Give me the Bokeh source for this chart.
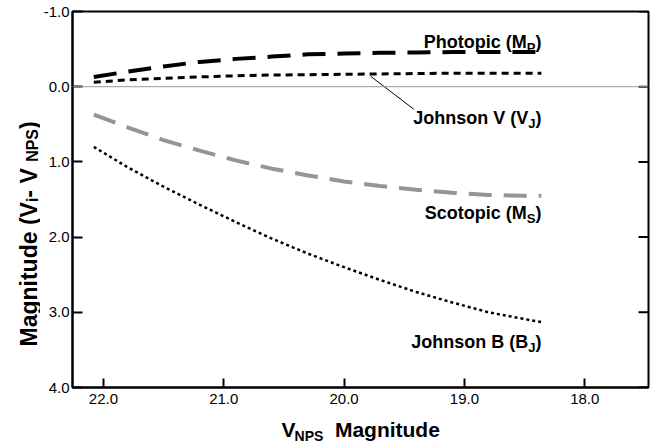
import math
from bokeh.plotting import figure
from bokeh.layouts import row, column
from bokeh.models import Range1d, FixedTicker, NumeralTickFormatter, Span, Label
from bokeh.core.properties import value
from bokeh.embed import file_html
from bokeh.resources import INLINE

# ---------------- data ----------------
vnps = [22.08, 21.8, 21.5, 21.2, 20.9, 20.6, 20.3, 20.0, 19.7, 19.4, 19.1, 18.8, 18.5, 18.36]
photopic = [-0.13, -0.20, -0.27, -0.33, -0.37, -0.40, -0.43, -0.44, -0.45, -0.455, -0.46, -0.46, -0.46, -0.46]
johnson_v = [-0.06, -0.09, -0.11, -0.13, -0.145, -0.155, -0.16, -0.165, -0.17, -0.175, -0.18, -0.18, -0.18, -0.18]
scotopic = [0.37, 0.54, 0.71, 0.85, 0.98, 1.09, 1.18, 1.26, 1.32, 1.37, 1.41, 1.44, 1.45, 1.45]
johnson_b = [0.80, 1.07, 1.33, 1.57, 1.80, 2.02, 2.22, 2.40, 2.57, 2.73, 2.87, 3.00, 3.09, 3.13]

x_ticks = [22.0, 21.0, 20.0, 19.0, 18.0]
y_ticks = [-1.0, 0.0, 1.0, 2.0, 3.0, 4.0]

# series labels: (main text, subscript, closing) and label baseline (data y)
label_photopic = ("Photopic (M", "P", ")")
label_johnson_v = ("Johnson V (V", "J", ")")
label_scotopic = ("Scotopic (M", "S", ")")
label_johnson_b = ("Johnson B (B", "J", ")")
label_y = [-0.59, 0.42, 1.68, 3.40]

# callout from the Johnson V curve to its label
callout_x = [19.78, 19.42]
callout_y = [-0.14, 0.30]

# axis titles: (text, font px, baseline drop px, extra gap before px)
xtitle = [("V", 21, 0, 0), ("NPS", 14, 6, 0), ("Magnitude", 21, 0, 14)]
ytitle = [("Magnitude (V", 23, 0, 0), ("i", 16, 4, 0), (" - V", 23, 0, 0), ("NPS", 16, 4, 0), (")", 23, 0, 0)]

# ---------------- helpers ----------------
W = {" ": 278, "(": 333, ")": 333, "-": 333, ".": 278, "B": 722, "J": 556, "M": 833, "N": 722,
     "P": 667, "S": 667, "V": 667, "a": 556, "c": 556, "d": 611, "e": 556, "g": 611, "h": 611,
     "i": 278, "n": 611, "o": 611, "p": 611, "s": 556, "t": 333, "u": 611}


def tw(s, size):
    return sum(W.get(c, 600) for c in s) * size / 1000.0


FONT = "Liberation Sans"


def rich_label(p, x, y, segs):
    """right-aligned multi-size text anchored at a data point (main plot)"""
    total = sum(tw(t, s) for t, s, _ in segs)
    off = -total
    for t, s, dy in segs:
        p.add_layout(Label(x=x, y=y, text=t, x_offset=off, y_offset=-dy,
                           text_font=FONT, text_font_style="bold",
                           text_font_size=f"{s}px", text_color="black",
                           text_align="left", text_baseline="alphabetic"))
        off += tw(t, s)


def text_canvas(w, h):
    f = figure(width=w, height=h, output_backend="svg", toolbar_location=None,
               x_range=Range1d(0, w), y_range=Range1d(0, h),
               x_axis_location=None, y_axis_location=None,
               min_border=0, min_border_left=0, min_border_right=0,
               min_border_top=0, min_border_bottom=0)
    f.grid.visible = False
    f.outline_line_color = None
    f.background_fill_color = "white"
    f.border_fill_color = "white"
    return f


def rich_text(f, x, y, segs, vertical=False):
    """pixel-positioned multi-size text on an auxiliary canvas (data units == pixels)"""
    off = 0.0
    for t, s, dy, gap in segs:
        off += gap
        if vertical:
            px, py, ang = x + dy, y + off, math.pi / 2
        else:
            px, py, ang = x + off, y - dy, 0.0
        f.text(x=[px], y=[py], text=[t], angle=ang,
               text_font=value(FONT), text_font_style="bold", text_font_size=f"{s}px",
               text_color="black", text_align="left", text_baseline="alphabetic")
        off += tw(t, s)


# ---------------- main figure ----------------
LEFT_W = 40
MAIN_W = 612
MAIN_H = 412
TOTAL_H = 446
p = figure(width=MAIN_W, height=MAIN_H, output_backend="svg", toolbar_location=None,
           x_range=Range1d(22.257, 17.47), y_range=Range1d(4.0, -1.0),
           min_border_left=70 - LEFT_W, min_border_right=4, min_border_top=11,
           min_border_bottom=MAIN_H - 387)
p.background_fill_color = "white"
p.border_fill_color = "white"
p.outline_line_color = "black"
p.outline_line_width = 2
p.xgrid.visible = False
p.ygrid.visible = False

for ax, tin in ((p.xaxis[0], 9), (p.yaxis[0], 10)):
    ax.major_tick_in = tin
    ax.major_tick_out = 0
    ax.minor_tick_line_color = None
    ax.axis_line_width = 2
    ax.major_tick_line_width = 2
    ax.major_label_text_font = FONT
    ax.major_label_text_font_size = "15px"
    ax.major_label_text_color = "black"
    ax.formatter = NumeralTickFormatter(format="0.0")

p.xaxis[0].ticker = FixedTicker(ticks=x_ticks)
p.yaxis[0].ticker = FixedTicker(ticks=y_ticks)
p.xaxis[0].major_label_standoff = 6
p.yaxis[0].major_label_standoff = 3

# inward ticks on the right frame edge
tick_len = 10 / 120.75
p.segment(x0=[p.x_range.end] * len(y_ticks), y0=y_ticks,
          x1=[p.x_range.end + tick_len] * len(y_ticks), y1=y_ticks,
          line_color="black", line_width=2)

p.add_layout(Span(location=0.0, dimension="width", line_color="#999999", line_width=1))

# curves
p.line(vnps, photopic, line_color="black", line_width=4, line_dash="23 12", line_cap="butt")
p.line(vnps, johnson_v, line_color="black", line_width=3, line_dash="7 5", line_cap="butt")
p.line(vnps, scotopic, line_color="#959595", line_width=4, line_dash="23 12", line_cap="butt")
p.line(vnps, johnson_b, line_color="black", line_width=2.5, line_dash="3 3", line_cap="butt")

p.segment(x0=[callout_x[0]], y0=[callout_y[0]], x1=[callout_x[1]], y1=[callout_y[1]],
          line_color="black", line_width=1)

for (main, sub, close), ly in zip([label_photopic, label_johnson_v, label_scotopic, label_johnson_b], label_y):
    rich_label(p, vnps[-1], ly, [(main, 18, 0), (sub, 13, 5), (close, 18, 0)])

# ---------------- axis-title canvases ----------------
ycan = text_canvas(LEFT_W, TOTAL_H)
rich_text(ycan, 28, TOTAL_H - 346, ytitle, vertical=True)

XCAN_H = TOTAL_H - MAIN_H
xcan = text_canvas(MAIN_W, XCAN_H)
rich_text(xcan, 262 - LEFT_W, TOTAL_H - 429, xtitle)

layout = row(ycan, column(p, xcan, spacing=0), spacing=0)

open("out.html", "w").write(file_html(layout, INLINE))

========

▶ [TASK TO CARRY OUT]:
Repeat all of the data above word for word, minus the pictures.

▶ [FULL SOLUTION]:
Give me the Bokeh source for this chart.
import math
from bokeh.plotting import figure
from bokeh.layouts import row, column
from bokeh.models import Range1d, FixedTicker, NumeralTickFormatter, Span, Label
from bokeh.core.properties import value
from bokeh.embed import file_html
from bokeh.resources import INLINE

# ---------------- data ----------------
vnps = [22.08, 21.8, 21.5, 21.2, 20.9, 20.6, 20.3, 20.0, 19.7, 19.4, 19.1, 18.8, 18.5, 18.36]
photopic = [-0.13, -0.20, -0.27, -0.33, -0.37, -0.40, -0.43, -0.44, -0.45, -0.455, -0.46, -0.46, -0.46, -0.46]
johnson_v = [-0.06, -0.09, -0.11, -0.13, -0.145, -0.155, -0.16, -0.165, -0.17, -0.175, -0.18, -0.18, -0.18, -0.18]
scotopic = [0.37, 0.54, 0.71, 0.85, 0.98, 1.09, 1.18, 1.26, 1.32, 1.37, 1.41, 1.44, 1.45, 1.45]
johnson_b = [0.80, 1.07, 1.33, 1.57, 1.80, 2.02, 2.22, 2.40, 2.57, 2.73, 2.87, 3.00, 3.09, 3.13]

x_ticks = [22.0, 21.0, 20.0, 19.0, 18.0]
y_ticks = [-1.0, 0.0, 1.0, 2.0, 3.0, 4.0]

# series labels: (main text, subscript, closing) and label baseline (data y)
label_photopic = ("Photopic (M", "P", ")")
label_johnson_v = ("Johnson V (V", "J", ")")
label_scotopic = ("Scotopic (M", "S", ")")
label_johnson_b = ("Johnson B (B", "J", ")")
label_y = [-0.59, 0.42, 1.68, 3.40]

# callout from the Johnson V curve to its label
callout_x = [19.78, 19.42]
callout_y = [-0.14, 0.30]

# axis titles: (text, font px, baseline drop px, extra gap before px)
xtitle = [("V", 21, 0, 0), ("NPS", 14, 6, 0), ("Magnitude", 21, 0, 14)]
ytitle = [("Magnitude (V", 23, 0, 0), ("i", 16, 4, 0), (" - V", 23, 0, 0), ("NPS", 16, 4, 0), (")", 23, 0, 0)]

# ---------------- helpers ----------------
W = {" ": 278, "(": 333, ")": 333, "-": 333, ".": 278, "B": 722, "J": 556, "M": 833, "N": 722,
     "P": 667, "S": 667, "V": 667, "a": 556, "c": 556, "d": 611, "e": 556, "g": 611, "h": 611,
     "i": 278, "n": 611, "o": 611, "p": 611, "s": 556, "t": 333, "u": 611}


def tw(s, size):
    return sum(W.get(c, 600) for c in s) * size / 1000.0


FONT = "Liberation Sans"


def rich_label(p, x, y, segs):
    """right-aligned multi-size text anchored at a data point (main plot)"""
    total = sum(tw(t, s) for t, s, _ in segs)
    off = -total
    for t, s, dy in segs:
        p.add_layout(Label(x=x, y=y, text=t, x_offset=off, y_offset=-dy,
                           text_font=FONT, text_font_style="bold",
                           text_font_size=f"{s}px", text_color="black",
                           text_align="left", text_baseline="alphabetic"))
        off += tw(t, s)


def text_canvas(w, h):
    f = figure(width=w, height=h, output_backend="svg", toolbar_location=None,
               x_range=Range1d(0, w), y_range=Range1d(0, h),
               x_axis_location=None, y_axis_location=None,
               min_border=0, min_border_left=0, min_border_right=0,
               min_border_top=0, min_border_bottom=0)
    f.grid.visible = False
    f.outline_line_color = None
    f.background_fill_color = "white"
    f.border_fill_color = "white"
    return f


def rich_text(f, x, y, segs, vertical=False):
    """pixel-positioned multi-size text on an auxiliary canvas (data units == pixels)"""
    off = 0.0
    for t, s, dy, gap in segs:
        off += gap
        if vertical:
            px, py, ang = x + dy, y + off, math.pi / 2
        else:
            px, py, ang = x + off, y - dy, 0.0
        f.text(x=[px], y=[py], text=[t], angle=ang,
               text_font=value(FONT), text_font_style="bold", text_font_size=f"{s}px",
               text_color="black", text_align="left", text_baseline="alphabetic")
        off += tw(t, s)


# ---------------- main figure ----------------
LEFT_W = 40
MAIN_W = 612
MAIN_H = 412
TOTAL_H = 446
p = figure(width=MAIN_W, height=MAIN_H, output_backend="svg", toolbar_location=None,
           x_range=Range1d(22.257, 17.47), y_range=Range1d(4.0, -1.0),
           min_border_left=70 - LEFT_W, min_border_right=4, min_border_top=11,
           min_border_bottom=MAIN_H - 387)
p.background_fill_color = "white"
p.border_fill_color = "white"
p.outline_line_color = "black"
p.outline_line_width = 2
p.xgrid.visible = False
p.ygrid.visible = False

for ax, tin in ((p.xaxis[0], 9), (p.yaxis[0], 10)):
    ax.major_tick_in = tin
    ax.major_tick_out = 0
    ax.minor_tick_line_color = None
    ax.axis_line_width = 2
    ax.major_tick_line_width = 2
    ax.major_label_text_font = FONT
    ax.major_label_text_font_size = "15px"
    ax.major_label_text_color = "black"
    ax.formatter = NumeralTickFormatter(format="0.0")

p.xaxis[0].ticker = FixedTicker(ticks=x_ticks)
p.yaxis[0].ticker = FixedTicker(ticks=y_ticks)
p.xaxis[0].major_label_standoff = 6
p.yaxis[0].major_label_standoff = 3

# inward ticks on the right frame edge
tick_len = 10 / 120.75
p.segment(x0=[p.x_range.end] * len(y_ticks), y0=y_ticks,
          x1=[p.x_range.end + tick_len] * len(y_ticks), y1=y_ticks,
          line_color="black", line_width=2)

p.add_layout(Span(location=0.0, dimension="width", line_color="#999999", line_width=1))

# curves
p.line(vnps, photopic, line_color="black", line_width=4, line_dash="23 12", line_cap="butt")
p.line(vnps, johnson_v, line_color="black", line_width=3, line_dash="7 5", line_cap="butt")
p.line(vnps, scotopic, line_color="#959595", line_width=4, line_dash="23 12", line_cap="butt")
p.line(vnps, johnson_b, line_color="black", line_width=2.5, line_dash="3 3", line_cap="butt")

p.segment(x0=[callout_x[0]], y0=[callout_y[0]], x1=[callout_x[1]], y1=[callout_y[1]],
          line_color="black", line_width=1)

for (main, sub, close), ly in zip([label_photopic, label_johnson_v, label_scotopic, label_johnson_b], label_y):
    rich_label(p, vnps[-1], ly, [(main, 18, 0), (sub, 13, 5), (close, 18, 0)])

# ---------------- axis-title canvases ----------------
ycan = text_canvas(LEFT_W, TOTAL_H)
rich_text(ycan, 28, TOTAL_H - 346, ytitle, vertical=True)

XCAN_H = TOTAL_H - MAIN_H
xcan = text_canvas(MAIN_W, XCAN_H)
rich_text(xcan, 262 - LEFT_W, TOTAL_H - 429, xtitle)

layout = row(ycan, column(p, xcan, spacing=0), spacing=0)

open("out.html", "w").write(file_html(layout, INLINE))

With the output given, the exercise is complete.